Williams matures into a senior leader for the Grand Valley defense

ALLENDALE, Mich. -- Johnathon Williams was a standout at Berrien Springs High School. At six feet, five inches tall, Williams was one of the top defensive end recruits in the entire country and chose to sign with Notre Dame over several other FBS offers. However, after two seasons he transferred to Toledo, where he didn't see much of the field and ran into trouble.

"I made some immature decisions," Williams admitted, "some bad off-the-field decisions, some character issues, and some things that I needed to correct within myself personally, not so much at Notre Dame but at Toledo."

Now, Williams is in his third and final season at Grand Valley, a place where he has grown, both on and off of the field.

"I mean it's been a journey. It's a blessing to play college football," Williams said on the opportunity Grand Valley gave him. "Any and every opportunity you get is worthwhile and worth taking a shot at. It's been a blessing, especially these last three years at Grand Valley. (I) feel like I've learned a lot and matured."

Lakers head coach Matt Mitchell took a chance on Williams in 2017 and has watched him turn the corner, both as a player and a person.

"I think he grew and learned from the people here," Mitchell said. "he also grew up. I think he'd tell you he was a little emotional and hot-headed as an 18-, 19-, 20-year old."
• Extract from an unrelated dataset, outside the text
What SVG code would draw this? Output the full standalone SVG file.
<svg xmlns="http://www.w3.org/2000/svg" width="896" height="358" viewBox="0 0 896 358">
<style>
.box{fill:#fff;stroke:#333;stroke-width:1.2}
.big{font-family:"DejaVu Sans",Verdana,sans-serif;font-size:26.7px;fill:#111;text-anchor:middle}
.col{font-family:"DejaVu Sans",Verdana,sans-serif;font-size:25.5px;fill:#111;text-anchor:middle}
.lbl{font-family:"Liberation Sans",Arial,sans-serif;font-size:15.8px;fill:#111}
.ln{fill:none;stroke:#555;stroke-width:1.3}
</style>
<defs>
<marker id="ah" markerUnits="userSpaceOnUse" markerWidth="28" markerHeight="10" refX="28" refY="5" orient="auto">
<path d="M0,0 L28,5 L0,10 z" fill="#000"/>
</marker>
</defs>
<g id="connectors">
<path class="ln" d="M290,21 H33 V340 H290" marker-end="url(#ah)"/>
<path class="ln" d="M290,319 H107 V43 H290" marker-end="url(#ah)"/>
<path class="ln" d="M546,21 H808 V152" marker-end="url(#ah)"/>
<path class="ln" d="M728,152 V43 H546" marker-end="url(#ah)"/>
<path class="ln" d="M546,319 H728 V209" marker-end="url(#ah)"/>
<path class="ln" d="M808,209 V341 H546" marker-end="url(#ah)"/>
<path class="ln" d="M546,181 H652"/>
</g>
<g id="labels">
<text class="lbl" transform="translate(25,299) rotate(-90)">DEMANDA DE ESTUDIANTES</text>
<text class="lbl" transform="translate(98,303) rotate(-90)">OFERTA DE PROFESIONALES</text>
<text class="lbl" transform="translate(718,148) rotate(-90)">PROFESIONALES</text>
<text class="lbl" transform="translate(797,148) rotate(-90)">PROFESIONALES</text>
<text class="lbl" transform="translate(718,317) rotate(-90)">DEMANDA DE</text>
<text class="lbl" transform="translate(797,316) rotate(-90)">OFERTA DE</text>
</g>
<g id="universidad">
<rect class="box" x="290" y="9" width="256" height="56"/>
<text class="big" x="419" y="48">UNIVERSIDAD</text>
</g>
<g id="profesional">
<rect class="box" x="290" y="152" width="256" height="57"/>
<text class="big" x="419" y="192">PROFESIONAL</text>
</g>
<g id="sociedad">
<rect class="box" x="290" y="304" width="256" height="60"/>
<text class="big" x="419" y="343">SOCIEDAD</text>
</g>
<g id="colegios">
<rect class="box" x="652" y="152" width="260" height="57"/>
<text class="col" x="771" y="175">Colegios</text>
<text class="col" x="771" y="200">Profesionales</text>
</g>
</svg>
Williams admits his previous mistakes and immature decisions but says it all has helped him mature, turning him into who he is today.

"Every time you fail, you get back up," Williams added. "You should pat yourself on the back, not because of the mistakes you made and the things you did wrong but just the progress of lifting yourself up and trying to advance in life. Truth be told, everyone is going to make mistakes. You may not be in the spotlight where someone catches your mistakes, but everyone does make mistakes."

From the bright lights and spotlight of playing for Notre Dame to the Division II level and Grand Valley, Williams has seen it all but says the GLIAC is no different from the other levels.

"That's the thing, a lot of people have the assumption, Division I, Division II, Division III, but there's good players at every level."

As for teammates and opponents focusing on Williams because of his recruiting stars and previous stops, he doesn't think of it at all. "Everybody here has a target on their back, because we're Grand Valley State. Everybody wants to beat us," Willams said on playing at Grand Valley.

Williams is a part of a veteran defensive line for Coach Mitchell that allowed just 13 rushing yards in the season opener, and expectations continue to rise.

"It's going to have to carry us," Mitchell said on the Lakers defensive line. "We're growing, but those guys know what to do and Johnathon is one of those guys leading the way and leading the charge."

A lot has changed over the past few years for Williams, but one thing that won't is his outlook on the future.

"I'm not really looking too far past the season or too far past this week or the next game. I'm just trying to take it day by day each day."